Dataset excerpts>
-=-=-
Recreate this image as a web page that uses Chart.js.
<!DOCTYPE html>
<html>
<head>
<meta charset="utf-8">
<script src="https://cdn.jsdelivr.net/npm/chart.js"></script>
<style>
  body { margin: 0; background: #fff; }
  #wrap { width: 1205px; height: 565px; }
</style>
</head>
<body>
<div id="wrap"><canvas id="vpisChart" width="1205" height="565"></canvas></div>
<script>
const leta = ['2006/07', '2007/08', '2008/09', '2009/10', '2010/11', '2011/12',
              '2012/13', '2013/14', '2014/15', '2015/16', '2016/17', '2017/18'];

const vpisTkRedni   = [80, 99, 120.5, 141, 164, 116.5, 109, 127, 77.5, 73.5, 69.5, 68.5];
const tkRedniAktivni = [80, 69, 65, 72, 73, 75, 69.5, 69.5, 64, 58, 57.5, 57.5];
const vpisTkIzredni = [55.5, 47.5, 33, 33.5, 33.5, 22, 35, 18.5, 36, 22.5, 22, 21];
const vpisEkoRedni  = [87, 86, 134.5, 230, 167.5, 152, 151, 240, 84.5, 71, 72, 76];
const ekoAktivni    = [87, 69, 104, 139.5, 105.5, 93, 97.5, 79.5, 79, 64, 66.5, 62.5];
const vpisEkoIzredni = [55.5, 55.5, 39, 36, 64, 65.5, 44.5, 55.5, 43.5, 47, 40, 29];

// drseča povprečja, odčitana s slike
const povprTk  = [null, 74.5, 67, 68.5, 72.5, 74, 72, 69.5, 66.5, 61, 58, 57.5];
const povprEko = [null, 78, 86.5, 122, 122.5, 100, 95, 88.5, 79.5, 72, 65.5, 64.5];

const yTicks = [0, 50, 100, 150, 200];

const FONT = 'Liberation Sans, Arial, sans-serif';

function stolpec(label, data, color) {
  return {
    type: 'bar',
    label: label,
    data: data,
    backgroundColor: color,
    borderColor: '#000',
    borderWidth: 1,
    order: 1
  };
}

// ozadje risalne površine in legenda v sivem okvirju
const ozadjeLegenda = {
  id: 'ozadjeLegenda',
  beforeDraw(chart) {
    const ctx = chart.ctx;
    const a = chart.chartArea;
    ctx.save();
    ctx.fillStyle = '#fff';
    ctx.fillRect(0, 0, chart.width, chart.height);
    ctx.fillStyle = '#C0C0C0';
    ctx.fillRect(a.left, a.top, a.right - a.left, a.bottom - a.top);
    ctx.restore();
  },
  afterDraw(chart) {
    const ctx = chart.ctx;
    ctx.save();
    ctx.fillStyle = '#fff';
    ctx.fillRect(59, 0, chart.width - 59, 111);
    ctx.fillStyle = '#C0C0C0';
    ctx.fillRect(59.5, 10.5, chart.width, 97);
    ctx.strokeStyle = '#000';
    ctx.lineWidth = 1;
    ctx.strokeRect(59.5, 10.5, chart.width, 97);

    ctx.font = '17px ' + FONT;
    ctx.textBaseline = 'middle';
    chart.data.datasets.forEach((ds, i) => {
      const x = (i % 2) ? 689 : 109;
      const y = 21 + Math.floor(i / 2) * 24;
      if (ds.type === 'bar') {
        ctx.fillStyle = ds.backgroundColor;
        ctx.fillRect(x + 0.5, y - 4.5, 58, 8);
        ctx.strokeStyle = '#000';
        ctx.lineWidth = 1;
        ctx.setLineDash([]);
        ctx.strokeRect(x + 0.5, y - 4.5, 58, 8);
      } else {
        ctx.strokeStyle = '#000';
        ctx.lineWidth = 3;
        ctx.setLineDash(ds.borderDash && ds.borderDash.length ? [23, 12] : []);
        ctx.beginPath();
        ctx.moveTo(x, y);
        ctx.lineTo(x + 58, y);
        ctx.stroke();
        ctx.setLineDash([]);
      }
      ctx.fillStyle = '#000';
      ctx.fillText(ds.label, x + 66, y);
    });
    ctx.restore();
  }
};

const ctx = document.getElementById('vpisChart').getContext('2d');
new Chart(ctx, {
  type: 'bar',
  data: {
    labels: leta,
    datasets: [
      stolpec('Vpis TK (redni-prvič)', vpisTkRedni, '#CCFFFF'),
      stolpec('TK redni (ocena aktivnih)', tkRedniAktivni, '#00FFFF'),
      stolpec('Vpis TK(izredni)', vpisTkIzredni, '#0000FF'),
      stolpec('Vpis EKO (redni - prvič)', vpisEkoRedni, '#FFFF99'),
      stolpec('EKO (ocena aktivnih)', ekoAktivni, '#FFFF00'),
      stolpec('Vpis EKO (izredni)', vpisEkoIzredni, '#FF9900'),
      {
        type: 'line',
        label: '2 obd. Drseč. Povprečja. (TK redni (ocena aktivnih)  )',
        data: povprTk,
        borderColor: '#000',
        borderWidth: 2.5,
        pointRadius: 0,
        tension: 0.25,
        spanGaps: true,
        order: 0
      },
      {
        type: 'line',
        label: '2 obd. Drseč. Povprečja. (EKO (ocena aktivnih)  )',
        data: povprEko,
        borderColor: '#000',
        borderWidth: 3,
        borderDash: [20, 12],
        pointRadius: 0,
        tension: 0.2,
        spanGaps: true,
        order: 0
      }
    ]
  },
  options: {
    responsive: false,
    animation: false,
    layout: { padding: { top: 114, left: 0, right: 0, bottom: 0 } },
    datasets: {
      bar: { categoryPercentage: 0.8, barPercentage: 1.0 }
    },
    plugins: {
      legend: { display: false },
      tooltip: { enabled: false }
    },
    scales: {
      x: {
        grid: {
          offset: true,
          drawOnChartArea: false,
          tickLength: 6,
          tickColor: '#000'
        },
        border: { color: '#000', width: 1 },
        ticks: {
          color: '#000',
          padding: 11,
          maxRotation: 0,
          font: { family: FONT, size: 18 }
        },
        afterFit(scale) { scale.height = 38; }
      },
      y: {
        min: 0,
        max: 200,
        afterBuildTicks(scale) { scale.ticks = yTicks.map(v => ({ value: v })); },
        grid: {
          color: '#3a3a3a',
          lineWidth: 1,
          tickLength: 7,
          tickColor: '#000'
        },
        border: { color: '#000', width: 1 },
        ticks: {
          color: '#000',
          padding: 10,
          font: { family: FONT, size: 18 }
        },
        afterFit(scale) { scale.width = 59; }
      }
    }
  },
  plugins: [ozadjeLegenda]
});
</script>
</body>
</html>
-=-=-
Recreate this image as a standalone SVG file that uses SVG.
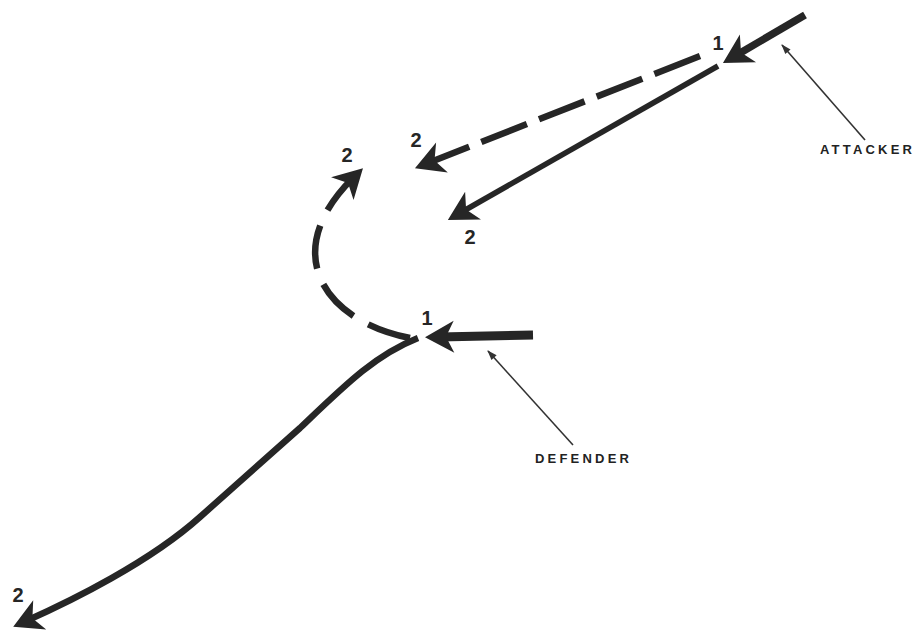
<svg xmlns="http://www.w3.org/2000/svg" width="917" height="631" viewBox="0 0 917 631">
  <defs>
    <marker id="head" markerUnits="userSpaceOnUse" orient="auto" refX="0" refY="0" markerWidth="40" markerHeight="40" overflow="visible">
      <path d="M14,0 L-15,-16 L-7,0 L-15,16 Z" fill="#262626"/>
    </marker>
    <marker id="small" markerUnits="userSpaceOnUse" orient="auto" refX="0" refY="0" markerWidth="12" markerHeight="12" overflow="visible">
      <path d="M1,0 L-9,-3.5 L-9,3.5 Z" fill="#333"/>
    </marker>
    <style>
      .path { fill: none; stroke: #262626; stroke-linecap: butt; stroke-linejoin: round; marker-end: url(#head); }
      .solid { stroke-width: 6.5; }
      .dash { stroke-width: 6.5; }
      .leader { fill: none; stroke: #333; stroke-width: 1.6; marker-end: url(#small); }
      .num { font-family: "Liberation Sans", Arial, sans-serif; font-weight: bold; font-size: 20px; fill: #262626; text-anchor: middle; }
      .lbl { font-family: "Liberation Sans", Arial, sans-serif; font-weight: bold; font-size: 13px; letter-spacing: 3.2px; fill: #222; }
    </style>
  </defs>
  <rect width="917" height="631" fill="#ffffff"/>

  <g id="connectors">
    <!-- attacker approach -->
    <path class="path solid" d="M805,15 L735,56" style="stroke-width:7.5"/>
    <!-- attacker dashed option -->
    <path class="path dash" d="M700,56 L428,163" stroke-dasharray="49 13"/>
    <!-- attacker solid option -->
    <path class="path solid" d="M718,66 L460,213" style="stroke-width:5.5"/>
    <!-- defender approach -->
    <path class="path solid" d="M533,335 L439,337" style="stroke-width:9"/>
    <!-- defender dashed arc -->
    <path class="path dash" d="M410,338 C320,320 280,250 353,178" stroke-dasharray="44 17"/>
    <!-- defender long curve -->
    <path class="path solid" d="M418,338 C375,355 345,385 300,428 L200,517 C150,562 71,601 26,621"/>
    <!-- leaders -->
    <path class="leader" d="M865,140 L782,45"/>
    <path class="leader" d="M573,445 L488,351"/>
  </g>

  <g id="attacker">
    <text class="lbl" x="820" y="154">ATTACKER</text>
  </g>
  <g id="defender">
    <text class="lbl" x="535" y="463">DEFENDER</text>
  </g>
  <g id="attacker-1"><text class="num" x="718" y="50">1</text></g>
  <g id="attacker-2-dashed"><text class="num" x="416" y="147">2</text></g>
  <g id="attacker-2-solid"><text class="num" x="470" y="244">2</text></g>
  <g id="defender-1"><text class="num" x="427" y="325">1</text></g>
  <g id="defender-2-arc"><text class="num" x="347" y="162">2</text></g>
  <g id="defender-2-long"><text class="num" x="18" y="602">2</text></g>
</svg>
-=-=-
Stated problem> Retype the portion of the data above that starts on the line with "Recreate this image as a web" and finishes on the line with "47, 40, 29];", including both of those lines.

Full response>
Recreate this image as a web page that uses Chart.js.
<!DOCTYPE html>
<html>
<head>
<meta charset="utf-8">
<script src="https://cdn.jsdelivr.net/npm/chart.js"></script>
<style>
  body { margin: 0; background: #fff; }
  #wrap { width: 1205px; height: 565px; }
</style>
</head>
<body>
<div id="wrap"><canvas id="vpisChart" width="1205" height="565"></canvas></div>
<script>
const leta = ['2006/07', '2007/08', '2008/09', '2009/10', '2010/11', '2011/12',
              '2012/13', '2013/14', '2014/15', '2015/16', '2016/17', '2017/18'];

const vpisTkRedni   = [80, 99, 120.5, 141, 164, 116.5, 109, 127, 77.5, 73.5, 69.5, 68.5];
const tkRedniAktivni = [80, 69, 65, 72, 73, 75, 69.5, 69.5, 64, 58, 57.5, 57.5];
const vpisTkIzredni = [55.5, 47.5, 33, 33.5, 33.5, 22, 35, 18.5, 36, 22.5, 22, 21];
const vpisEkoRedni  = [87, 86, 134.5, 230, 167.5, 152, 151, 240, 84.5, 71, 72, 76];
const ekoAktivni    = [87, 69, 104, 139.5, 105.5, 93, 97.5, 79.5, 79, 64, 66.5, 62.5];
const vpisEkoIzredni = [55.5, 55.5, 39, 36, 64, 65.5, 44.5, 55.5, 43.5, 47, 40, 29];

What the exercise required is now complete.